- [Exercise objective]
Don't include pictures. Quote the lines below from the first through the line that contains "var offLineY = [-1.9, 1.5];".
==============================
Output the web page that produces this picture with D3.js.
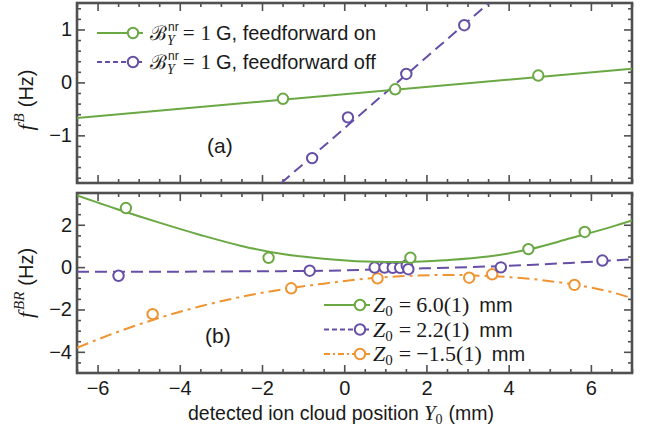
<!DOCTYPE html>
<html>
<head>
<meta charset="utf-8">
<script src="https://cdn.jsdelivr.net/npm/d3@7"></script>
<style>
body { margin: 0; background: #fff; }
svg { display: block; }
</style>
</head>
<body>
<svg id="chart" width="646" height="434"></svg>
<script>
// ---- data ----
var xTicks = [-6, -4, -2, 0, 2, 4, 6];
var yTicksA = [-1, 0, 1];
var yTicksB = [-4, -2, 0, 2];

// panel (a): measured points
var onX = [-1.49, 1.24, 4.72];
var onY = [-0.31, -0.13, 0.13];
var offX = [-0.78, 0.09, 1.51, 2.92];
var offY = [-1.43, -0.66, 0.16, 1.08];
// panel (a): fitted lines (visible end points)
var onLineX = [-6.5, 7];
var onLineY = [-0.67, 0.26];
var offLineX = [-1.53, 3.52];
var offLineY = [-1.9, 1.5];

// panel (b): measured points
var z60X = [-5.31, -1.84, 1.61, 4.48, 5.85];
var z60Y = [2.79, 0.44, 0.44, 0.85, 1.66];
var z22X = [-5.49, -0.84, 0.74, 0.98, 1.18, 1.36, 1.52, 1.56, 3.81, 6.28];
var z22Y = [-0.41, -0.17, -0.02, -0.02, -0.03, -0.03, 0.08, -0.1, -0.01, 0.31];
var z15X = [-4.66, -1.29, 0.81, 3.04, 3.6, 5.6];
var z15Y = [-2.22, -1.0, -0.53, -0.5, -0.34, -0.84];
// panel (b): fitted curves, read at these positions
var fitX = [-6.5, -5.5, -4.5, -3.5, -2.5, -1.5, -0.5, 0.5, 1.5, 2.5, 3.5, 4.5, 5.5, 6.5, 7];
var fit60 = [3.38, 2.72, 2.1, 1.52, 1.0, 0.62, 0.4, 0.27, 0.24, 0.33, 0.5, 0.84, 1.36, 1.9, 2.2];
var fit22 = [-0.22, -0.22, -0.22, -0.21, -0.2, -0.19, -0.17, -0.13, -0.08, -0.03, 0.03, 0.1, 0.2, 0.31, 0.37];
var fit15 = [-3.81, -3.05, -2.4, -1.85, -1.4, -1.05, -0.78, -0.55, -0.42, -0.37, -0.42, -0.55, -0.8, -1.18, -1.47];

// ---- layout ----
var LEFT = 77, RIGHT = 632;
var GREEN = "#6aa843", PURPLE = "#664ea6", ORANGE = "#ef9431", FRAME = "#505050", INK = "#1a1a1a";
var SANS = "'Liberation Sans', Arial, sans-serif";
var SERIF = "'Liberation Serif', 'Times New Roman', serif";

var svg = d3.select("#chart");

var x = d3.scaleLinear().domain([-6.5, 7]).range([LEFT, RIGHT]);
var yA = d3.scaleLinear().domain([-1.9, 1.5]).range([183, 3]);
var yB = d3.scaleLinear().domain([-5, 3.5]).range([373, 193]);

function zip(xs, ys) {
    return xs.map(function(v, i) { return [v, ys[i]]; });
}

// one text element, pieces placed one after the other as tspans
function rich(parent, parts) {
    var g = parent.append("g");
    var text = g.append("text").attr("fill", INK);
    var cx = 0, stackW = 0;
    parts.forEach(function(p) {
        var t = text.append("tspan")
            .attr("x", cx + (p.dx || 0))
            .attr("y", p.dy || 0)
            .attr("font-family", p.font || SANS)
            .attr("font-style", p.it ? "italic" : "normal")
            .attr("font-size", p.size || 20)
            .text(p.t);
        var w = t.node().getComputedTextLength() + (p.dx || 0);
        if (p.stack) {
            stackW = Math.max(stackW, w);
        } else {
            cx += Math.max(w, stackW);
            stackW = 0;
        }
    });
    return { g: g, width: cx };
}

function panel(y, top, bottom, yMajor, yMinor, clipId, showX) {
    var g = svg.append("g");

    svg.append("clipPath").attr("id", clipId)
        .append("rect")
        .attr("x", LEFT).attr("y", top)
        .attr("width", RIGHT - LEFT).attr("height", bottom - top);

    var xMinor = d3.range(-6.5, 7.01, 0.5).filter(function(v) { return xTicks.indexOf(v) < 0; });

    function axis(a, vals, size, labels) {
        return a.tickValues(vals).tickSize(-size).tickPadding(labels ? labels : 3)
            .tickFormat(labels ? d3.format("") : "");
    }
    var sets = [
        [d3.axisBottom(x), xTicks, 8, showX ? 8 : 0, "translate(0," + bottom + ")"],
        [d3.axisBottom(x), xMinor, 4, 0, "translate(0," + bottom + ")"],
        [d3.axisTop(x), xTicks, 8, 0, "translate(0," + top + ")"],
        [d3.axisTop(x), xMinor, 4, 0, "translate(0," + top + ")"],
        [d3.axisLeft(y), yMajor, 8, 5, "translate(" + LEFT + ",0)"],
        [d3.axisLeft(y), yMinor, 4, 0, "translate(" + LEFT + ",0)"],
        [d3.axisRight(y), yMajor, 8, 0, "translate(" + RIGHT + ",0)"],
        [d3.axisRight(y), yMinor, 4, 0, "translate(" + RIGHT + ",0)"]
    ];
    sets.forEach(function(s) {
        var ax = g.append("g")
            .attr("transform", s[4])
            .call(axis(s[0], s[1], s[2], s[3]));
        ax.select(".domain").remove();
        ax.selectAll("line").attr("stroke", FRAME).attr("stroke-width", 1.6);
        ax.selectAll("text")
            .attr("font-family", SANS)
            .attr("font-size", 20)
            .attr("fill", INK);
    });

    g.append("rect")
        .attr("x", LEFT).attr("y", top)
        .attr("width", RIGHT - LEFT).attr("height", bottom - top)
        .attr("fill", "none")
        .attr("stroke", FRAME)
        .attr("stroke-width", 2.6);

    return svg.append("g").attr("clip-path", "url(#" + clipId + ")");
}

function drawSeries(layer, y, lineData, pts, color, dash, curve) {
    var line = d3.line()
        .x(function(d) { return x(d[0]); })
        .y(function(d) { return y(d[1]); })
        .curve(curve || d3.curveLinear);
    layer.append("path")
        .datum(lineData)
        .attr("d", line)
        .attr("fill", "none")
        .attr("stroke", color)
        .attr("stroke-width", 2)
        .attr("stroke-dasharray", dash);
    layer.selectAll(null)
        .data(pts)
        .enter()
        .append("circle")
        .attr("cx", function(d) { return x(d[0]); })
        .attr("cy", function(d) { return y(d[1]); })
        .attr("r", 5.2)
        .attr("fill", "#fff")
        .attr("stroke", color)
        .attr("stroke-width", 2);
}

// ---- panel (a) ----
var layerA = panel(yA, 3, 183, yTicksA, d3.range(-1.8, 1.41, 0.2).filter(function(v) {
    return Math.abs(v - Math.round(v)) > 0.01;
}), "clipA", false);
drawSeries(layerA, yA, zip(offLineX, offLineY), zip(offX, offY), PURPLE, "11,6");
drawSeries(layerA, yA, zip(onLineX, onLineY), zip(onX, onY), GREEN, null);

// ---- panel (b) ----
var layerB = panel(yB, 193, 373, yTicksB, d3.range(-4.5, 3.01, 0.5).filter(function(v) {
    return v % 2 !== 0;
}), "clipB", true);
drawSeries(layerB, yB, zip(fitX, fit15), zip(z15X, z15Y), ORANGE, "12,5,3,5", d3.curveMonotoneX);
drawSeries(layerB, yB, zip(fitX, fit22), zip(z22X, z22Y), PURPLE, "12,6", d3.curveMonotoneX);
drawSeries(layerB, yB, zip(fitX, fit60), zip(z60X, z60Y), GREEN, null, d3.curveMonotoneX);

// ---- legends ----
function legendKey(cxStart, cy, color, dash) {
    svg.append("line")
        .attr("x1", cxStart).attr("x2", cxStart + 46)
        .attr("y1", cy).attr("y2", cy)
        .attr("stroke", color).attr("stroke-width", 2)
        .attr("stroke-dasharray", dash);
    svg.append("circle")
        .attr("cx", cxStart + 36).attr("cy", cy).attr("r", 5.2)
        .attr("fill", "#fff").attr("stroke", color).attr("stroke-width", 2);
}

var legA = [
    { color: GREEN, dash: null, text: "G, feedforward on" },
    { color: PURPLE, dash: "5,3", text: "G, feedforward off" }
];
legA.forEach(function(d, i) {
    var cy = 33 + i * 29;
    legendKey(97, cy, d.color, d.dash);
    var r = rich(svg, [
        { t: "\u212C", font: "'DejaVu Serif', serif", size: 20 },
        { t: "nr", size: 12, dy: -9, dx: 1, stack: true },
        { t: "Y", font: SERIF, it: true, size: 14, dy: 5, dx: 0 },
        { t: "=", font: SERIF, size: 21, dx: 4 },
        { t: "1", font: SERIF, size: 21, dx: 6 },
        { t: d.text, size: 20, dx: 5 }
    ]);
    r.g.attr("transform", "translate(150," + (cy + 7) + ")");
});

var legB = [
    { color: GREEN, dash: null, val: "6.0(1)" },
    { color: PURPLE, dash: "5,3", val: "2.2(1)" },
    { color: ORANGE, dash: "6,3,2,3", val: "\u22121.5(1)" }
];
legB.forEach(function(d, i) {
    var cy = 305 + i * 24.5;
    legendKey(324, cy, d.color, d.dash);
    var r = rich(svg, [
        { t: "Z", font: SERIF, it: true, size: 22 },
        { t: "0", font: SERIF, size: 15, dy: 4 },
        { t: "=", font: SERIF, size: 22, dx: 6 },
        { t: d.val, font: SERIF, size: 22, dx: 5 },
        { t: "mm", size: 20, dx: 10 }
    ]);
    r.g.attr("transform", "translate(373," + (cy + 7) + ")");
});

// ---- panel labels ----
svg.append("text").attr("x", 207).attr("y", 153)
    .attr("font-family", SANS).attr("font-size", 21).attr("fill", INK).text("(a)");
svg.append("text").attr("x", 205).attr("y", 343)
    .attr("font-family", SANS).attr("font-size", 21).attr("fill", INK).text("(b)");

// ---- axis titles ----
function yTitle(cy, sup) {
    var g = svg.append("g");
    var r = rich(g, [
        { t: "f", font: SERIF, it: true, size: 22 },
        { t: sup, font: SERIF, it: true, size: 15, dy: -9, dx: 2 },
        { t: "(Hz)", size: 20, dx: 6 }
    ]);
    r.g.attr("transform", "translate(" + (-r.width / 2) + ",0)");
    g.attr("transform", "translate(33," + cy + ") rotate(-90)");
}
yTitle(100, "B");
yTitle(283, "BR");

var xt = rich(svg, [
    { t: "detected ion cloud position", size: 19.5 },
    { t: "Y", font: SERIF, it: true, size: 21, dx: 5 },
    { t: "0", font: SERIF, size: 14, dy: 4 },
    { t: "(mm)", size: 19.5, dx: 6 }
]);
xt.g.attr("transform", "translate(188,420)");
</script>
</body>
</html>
==============================
- [Result]
Output the web page that produces this picture with D3.js.
<!DOCTYPE html>
<html>
<head>
<meta charset="utf-8">
<script src="https://cdn.jsdelivr.net/npm/d3@7"></script>
<style>
body { margin: 0; background: #fff; }
svg { display: block; }
</style>
</head>
<body>
<svg id="chart" width="646" height="434"></svg>
<script>
// ---- data ----
var xTicks = [-6, -4, -2, 0, 2, 4, 6];
var yTicksA = [-1, 0, 1];
var yTicksB = [-4, -2, 0, 2];

// panel (a): measured points
var onX = [-1.49, 1.24, 4.72];
var onY = [-0.31, -0.13, 0.13];
var offX = [-0.78, 0.09, 1.51, 2.92];
var offY = [-1.43, -0.66, 0.16, 1.08];
// panel (a): fitted lines (visible end points)
var onLineX = [-6.5, 7];
var onLineY = [-0.67, 0.26];
var offLineX = [-1.53, 3.52];
var offLineY = [-1.9, 1.5];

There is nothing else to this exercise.